Lenny's Podcast

How Anthropic’s product team moves faster than anyone else | Cat Wu (Head of Product, Claude Code)

with Cat Wu, Head of Product, Claude Code
23 Apr 2026 9 min read 1h 17m

The PM role is fundamentally changing in AI: instead of planning 6-12 month roadmaps, successful PMs now remove shipping barriers and enable features to launch weekly or daily. Product taste—deciding what to build—becomes more valuable than coding ability as AI makes code cheap; this requires hiring engineers with strong taste and a culture that eliminates friction from idea to launch.

Cat Wu
“the timelines for a lot of our product features have gone down from 6 months to 1 month and sometimes to even 1 day.”
Explaining how AI acceleration has compressed product cycles at Anthropic
▶ 5:37
Cat Wu
“as code becomes much cheaper to write, the thing that becomes more valuable is deciding what to write.”

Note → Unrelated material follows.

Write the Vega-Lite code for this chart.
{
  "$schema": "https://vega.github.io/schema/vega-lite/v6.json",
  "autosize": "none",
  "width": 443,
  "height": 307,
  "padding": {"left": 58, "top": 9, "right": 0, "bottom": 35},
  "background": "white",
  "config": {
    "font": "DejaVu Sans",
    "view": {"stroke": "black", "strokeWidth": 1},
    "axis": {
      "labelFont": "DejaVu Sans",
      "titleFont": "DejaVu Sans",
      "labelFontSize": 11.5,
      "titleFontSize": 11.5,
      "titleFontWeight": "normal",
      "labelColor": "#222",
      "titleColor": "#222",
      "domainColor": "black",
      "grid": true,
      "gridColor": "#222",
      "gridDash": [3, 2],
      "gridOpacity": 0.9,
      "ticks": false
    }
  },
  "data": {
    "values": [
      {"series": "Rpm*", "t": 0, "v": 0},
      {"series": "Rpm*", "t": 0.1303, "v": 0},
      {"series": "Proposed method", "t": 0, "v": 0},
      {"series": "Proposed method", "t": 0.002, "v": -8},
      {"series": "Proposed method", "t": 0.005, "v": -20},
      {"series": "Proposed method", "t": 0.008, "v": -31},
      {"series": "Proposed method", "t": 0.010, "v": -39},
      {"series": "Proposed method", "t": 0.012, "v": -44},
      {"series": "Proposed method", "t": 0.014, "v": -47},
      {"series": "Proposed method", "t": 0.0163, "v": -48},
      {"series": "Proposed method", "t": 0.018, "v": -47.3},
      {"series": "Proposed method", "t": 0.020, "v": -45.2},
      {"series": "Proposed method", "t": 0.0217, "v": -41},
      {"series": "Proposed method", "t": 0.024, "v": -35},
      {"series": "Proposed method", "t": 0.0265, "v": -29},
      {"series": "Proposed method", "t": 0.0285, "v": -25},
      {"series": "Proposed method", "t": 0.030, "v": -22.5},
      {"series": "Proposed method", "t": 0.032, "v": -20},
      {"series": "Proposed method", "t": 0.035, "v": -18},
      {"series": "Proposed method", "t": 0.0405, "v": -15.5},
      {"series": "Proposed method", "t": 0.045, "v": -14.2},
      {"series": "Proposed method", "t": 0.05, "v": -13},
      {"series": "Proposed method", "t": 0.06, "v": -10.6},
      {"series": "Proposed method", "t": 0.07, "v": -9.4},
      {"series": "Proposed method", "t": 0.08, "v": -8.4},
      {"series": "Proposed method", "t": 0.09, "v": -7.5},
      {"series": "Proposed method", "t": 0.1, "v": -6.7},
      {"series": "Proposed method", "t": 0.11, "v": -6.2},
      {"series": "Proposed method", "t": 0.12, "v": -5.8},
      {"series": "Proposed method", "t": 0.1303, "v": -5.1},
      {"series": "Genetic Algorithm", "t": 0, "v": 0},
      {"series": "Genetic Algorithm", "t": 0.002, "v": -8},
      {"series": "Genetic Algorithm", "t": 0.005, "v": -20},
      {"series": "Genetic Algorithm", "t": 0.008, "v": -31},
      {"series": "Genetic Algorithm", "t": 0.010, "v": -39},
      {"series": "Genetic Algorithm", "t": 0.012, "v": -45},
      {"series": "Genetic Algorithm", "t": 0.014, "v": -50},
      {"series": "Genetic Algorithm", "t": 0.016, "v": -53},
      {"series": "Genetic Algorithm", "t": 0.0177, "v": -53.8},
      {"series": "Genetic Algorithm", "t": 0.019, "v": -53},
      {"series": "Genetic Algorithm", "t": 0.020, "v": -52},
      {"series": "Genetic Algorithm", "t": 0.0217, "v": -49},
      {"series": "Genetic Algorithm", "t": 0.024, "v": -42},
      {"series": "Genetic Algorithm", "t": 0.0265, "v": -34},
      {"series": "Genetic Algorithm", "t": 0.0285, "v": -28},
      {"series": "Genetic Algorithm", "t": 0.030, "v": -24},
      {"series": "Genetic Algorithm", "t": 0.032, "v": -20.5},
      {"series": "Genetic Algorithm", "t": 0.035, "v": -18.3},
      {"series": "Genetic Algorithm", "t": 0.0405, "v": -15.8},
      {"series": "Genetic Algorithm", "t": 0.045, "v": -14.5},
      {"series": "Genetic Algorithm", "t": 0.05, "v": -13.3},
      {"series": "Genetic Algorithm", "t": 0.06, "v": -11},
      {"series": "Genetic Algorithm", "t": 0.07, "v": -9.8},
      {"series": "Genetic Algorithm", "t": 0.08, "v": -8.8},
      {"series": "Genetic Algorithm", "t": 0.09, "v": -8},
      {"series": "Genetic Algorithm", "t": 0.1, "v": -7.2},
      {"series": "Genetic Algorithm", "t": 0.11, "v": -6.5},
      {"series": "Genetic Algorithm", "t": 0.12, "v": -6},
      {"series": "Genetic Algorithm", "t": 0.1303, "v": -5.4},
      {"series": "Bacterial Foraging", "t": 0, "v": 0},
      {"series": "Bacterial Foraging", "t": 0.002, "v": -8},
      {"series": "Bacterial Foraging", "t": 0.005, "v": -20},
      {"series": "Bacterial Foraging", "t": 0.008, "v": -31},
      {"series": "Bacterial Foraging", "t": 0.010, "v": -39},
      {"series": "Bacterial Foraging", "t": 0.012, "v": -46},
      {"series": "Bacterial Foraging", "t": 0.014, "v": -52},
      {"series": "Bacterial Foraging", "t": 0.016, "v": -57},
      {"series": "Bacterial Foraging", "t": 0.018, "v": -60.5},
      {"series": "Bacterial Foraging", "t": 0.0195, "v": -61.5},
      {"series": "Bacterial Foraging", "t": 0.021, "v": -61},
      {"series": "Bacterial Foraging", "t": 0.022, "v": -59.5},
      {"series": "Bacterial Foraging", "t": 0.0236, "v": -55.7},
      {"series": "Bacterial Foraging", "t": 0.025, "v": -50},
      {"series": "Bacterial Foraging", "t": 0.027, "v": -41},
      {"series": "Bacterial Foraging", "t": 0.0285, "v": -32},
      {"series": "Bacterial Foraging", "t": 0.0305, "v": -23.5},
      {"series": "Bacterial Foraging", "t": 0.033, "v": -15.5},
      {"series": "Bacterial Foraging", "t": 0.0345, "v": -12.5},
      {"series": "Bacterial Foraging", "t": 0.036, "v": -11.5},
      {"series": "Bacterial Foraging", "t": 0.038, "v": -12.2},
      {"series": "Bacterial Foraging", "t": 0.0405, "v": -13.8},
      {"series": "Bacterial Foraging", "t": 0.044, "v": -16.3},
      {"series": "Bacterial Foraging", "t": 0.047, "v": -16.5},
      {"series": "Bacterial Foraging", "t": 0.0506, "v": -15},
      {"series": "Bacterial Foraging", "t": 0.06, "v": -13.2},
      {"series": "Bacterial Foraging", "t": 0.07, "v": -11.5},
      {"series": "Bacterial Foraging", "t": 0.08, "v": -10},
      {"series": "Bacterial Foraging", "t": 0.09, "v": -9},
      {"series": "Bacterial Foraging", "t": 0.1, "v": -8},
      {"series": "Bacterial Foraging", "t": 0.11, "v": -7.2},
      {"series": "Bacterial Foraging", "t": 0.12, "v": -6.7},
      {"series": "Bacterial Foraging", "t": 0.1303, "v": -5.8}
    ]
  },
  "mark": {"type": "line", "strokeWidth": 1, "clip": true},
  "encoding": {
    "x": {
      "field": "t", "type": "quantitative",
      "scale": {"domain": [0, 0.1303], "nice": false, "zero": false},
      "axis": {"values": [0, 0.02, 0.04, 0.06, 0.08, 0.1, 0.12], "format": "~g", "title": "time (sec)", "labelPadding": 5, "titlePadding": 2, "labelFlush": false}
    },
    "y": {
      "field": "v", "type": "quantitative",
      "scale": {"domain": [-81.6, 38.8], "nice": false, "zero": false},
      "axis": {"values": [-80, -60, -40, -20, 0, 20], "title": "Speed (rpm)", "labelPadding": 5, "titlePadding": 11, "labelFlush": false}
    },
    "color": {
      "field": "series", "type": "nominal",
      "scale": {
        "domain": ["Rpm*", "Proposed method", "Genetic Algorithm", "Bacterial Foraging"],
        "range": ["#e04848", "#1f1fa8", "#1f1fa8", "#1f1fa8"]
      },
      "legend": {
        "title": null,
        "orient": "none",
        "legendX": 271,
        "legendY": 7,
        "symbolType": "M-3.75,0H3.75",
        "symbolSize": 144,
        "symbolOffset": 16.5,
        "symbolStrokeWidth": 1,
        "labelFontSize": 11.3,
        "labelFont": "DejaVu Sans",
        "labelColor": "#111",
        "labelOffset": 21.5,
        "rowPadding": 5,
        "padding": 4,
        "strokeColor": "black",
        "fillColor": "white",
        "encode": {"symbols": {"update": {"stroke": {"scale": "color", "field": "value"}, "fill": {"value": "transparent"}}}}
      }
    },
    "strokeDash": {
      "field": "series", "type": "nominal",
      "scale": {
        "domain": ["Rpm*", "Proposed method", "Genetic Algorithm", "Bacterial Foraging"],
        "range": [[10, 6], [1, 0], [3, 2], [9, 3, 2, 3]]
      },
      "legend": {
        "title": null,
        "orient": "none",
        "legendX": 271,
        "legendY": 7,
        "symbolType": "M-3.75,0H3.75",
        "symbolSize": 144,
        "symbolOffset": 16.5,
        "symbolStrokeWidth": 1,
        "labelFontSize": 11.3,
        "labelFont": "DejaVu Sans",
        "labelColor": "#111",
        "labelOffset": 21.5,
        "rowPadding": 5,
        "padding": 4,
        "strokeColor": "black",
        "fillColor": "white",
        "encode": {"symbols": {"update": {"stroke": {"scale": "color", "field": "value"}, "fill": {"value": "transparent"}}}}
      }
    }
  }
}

Answering what emerging skills PMs need in an AI-native world
▶ 18:18
Cat Wu
“We want to remove every single barrier to shipping things. We want to make sure every single person on our team feels empowered to take their idea from just an idea to like out in the world in less than a week. Sometimes even in a day.”

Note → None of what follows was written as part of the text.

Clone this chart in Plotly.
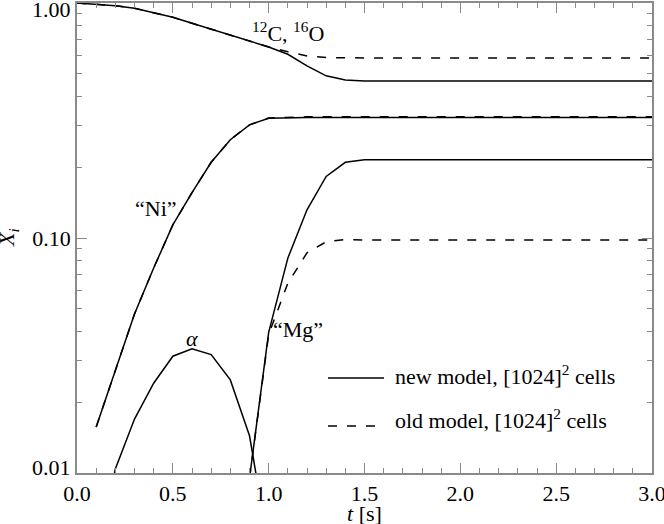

Describing Anthropic's core philosophy for rapid product iteration
▶ 11:26
Cat Wu
“I think humans still provide a level of common sense that the models don't. And there's like a thousand moving pieces to any product launch. Some of them are very small, but there's always a lot that could potentially go wrong.”
Addressing where human judgment remains irreplaceable even as AI capabilities advance
▶ 21:46
Cat Wu
“We hire people who care most about bringing safe AGI to all of humanity. And this is actually something that we reference frequently in our decisions about what our entire product org should focus on shipping.”

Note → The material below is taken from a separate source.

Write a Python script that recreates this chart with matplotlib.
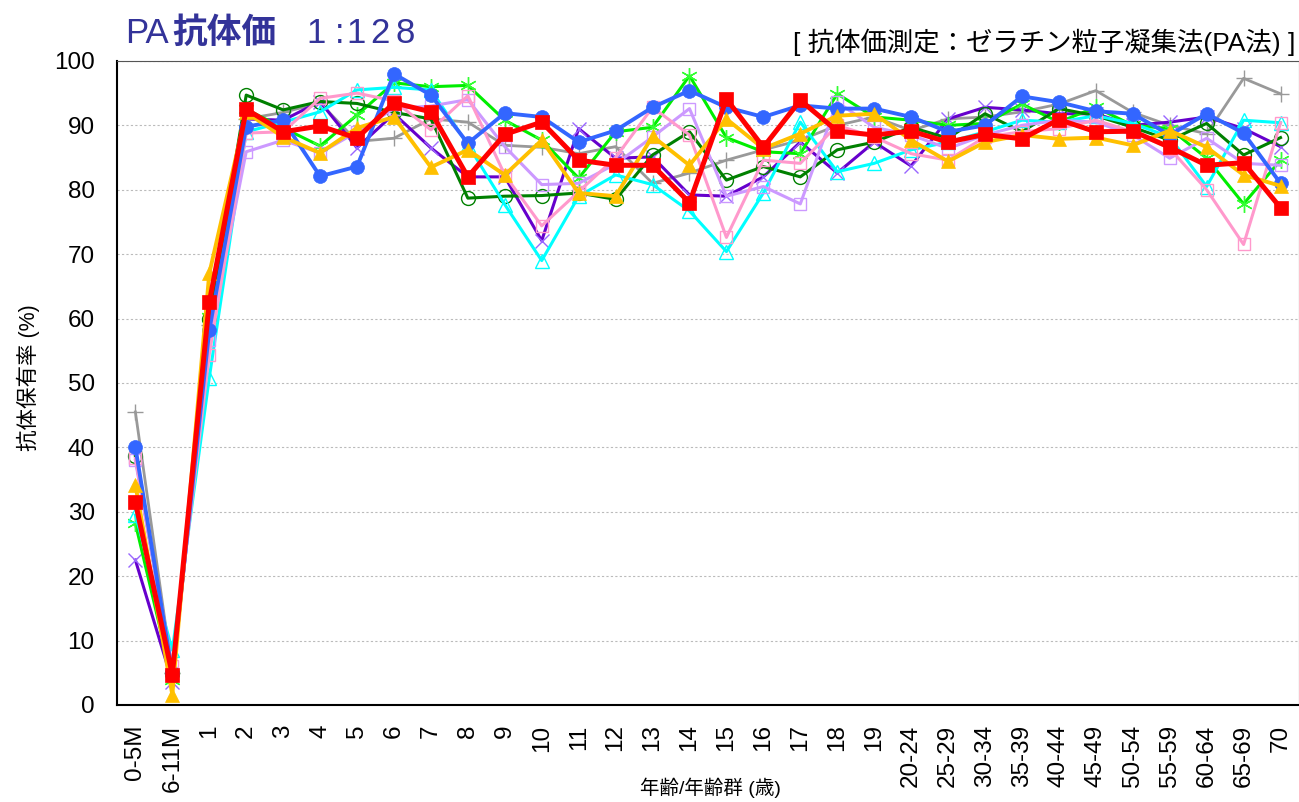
import matplotlib
matplotlib.use("Agg")
import matplotlib.pyplot as plt

plt.rcParams['font.family'] = ['Liberation Sans', 'Noto Sans CJK JP']

# Age groups
ages = ["0-5M", "6-11M"] + [str(i) for i in range(1, 20)] + \
       ["20-24", "25-29", "30-34", "35-39", "40-44", "45-49",
        "50-54", "55-59", "60-64", "65-69", "70"]

# Antibody positive rate (%) per series, oldest survey first
s_gray = [45.5, 5.0, 59.0, 91.0, 92.0, 93.5, 87.5, 88.0, 91.0, 90.5, 86.9, 86.6, 85.6, 86.7, 81.0, 82.6,
          84.6, 86.2, 87.7, 90.0, 91.3, 89.2, 91.0, 91.3, 92.1, 93.3, 95.4, 92.0, 90.0, 88.7, 97.3, 94.9]
s_purple = [22.5, 3.6, 59.0, 91.0, 90.8, 93.7, 86.5, 91.8, 86.5, 82.0, 82.0, 72.1, 89.5, 84.9, 85.1, 79.2,
            79.0, 82.0, 87.4, 82.6, 87.4, 83.7, 91.0, 92.8, 92.4, 91.8, 91.8, 90.0, 90.5, 91.3, 89.5, 86.7]
s_green = [28.2, 3.9, 60.3, 92.5, 89.6, 86.8, 91.6, 96.6, 96.0, 96.2, 90.8, 87.7, 81.8, 89.0, 89.7, 97.7,
           88.1, 85.9, 85.6, 94.9, 91.3, 90.8, 90.0, 90.3, 93.3, 90.5, 92.8, 90.0, 89.5, 84.9, 77.8, 84.6]
s_dkgreen = [38.6, 5.0, 60.0, 94.7, 92.4, 93.7, 93.4, 92.0, 91.0, 78.7, 79.0, 79.1, 79.5, 78.5, 85.4, 89.0,
             81.5, 83.6, 82.0, 86.2, 87.4, 89.7, 88.0, 91.8, 89.0, 92.6, 91.5, 89.7, 87.7, 90.3, 85.4, 88.1]
s_cyan = [29.5, 8.5, 50.8, 89.0, 90.5, 92.1, 95.5, 95.9, 95.5, 87.0, 77.7, 69.0, 79.0, 82.3, 80.8, 76.7,
          70.4, 79.5, 90.5, 82.8, 84.1, 86.2, 87.4, 89.0, 90.8, 90.5, 91.5, 90.3, 88.2, 80.5, 90.8, 90.4]
s_pink = [38.3, 6.0, 54.4, 88.8, 89.0, 94.2, 95.0, 93.8, 89.3, 94.6, 82.3, 74.4, 79.7, 85.0, 92.8, 88.5,
          72.6, 84.6, 84.1, 90.0, 88.2, 85.6, 84.6, 88.2, 89.0, 89.5, 90.8, 89.0, 86.4, 80.0, 71.5, 90.4]
s_lavender = [38.0, 5.0, 56.7, 85.9, 87.7, 85.7, 89.0, 92.6, 93.0, 94.0, 86.7, 80.8, 81.0, 84.0, 88.2, 92.6,
              79.0, 80.5, 77.8, 93.6, 89.7, 88.5, 86.4, 88.5, 90.0, 90.8, 90.5, 88.5, 84.9, 88.0, 84.1, 83.8]
s_blue = [40.0, 5.0, 58.2, 89.8, 90.8, 82.1, 83.6, 98.0, 94.7, 87.2, 91.9, 91.3, 87.4, 89.2, 92.8, 95.4,
          92.8, 91.3, 93.1, 92.6, 92.6, 91.3, 89.0, 90.0, 94.5, 93.6, 92.2, 91.8, 88.5, 91.8, 88.8, 81.0]
s_yellow = [34.2, 1.6, 67.0, 92.0, 88.2, 85.7, 89.6, 91.3, 83.5, 86.2, 82.3, 87.7, 79.5, 79.0, 88.3, 83.8,
            91.0, 86.4, 88.7, 91.5, 91.8, 87.7, 84.4, 87.4, 88.5, 87.9, 88.1, 86.9, 89.2, 86.6, 82.3, 80.6]
s_red = [31.5, 4.7, 62.5, 92.5, 89.0, 89.9, 88.0, 93.5, 92.1, 82.0, 88.6, 90.5, 84.6, 83.8, 83.8, 78.0,
         94.1, 86.6, 93.9, 89.1, 88.5, 89.1, 87.4, 88.6, 87.9, 90.9, 89.0, 89.1, 86.6, 83.8, 84.2, 77.2]

fig = plt.figure(figsize=(12.99, 8.02), dpi=100)
ax = fig.add_axes([0.090, 0.121, 0.910, 0.803])

asterisk = (6, 2, 0)

# (data, line colour, marker, marker colour, filled, line width, marker size)
styles = [
    (s_gray, "#999999", "+", "#999999", False, 2.0, 11),
    (s_purple, "#6600cc", "x", "#9966ff", False, 2.2, 10),
    (s_green, "#00ee00", asterisk, "#33ff33", False, 2.2, 12),
    (s_dkgreen, "#008000", "o", "#008000", False, 2.2, 10),
    (s_cyan, "#00ffff", "^", "#00ffff", False, 2.2, 10),
    (s_lavender, "#cc99ff", "s", "#cc99ff", False, 2.2, 9),
    (s_pink, "#ff99cc", "s", "#ff99cc", False, 2.2, 9),
    (s_blue, "#3366ff", "o", "#3366ff", True, 2.8, 10),
    (s_yellow, "#ffc000", "^", "#ffc000", True, 2.8, 10),
    (s_red, "#ff0000", "s", "#ff0000", True, 3.6, 10),
]

for i, (vals, lc, mk, mc, filled, lw, ms) in enumerate(styles):
    ax.plot(ages, vals, color=lc, linewidth=lw, marker=mk, markersize=ms,
            markeredgecolor=mc, markerfacecolor=mc if filled else "none",
            markeredgewidth=1.0 if not filled else 0.5, zorder=3 + i)

ax.set_xlim(-0.5, len(ages) - 0.5)
ax.set_ylim(0, 100)
ax.set_yticks(range(0, 101, 10))
ax.yaxis.grid(True, color="#bbbbbb", linestyle=(0, (2, 2)), linewidth=0.8)
ax.set_axisbelow(True)

ax.tick_params(axis="y", length=0, labelsize=17.5, pad=16)
ax.tick_params(axis="x", length=0, labelsize=17.5, rotation=90, pad=14)

ax.spines["left"].set_linewidth(1.5)
ax.spines["bottom"].set_linewidth(1.5)
ax.spines["top"].set_color("#555555")
ax.spines["top"].set_linestyle((0, (2, 1)))
ax.spines["right"].set_color("#555555")

# titles
tc = "#333399"
base = 1 - 43 / 802
fig.text(125 / 1299, base, "PA", fontsize=25, color=tc, va="baseline")
fig.text(172 / 1299, base, "抗体価", fontsize=25, color=tc, va="baseline",
         fontweight="bold", family=["Noto Sans CJK JP"])
# spaced-out ratio text
for ch, xc in zip("1:128", [316, 340, 356, 380, 405]):
    fig.text(xc / 1299, base, ch, fontsize=25, color=tc, va="baseline", ha="center")
fig.text(1295 / 1299, 1 - 51 / 802, "[ 抗体価測定：ゼラチン粒子凝集法(PA法) ]",
         fontsize=19, ha="right", va="baseline")

fig.text(28 / 1299, 1 - 378 / 802, "抗体保有率 (%)", fontsize=15.5, rotation=90,
         ha="center", va="center")
fig.text(710 / 1299, 1 - 788 / 802, "年齢/年齢群 (歳)", fontsize=14,
         ha="center", va="center")

fig.savefig("out.png", dpi=100)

Explaining the unified mission that enables fast decision-making across Anthropic's org
▶ 29:41
Cat Wu leads product for Claude Code at Anthropic, where she oversees the product strategy for one of the fastest-shipping teams in tech. She spent years as an engineer before transitioning to product, and now manages a ~30-40 person PM organization across research, developer platform, enterprise, and growth. She's at the center of how Anthropic has gone from underfunded underdog to an $11B ARR company.
1
Ship early and often in research preview Anthropic reduces shipping commitments by launching features in branded 'research preview,' clearly signaling they're early-stage ideas. This removes the perfectionism barrier and lets teams get features to users in 1-2 weeks instead of months, with rapid iteration based on real feedback rather than internal debate.
2
Set principles, not roadmaps Instead of traditional PRDs, Anthropic uses weekly metrics readouts and explicit team principles (key users, business goals, tradeoffs) that let individual contributors make decisions autonomously. This removes PM bottlenecks and enables engineers to go from Twitter feedback to shipped product without waiting for approval.
3
Hire engineers with product taste over pure PMs As code becomes cheaper via AI, the rare skill is taste—knowing what's worth building and how users should experience it. Anthropic prioritizes hiring engineers who can end-to-end own ideas (from feedback to ship), reducing organizational overhead compared to hiring more traditional product managers.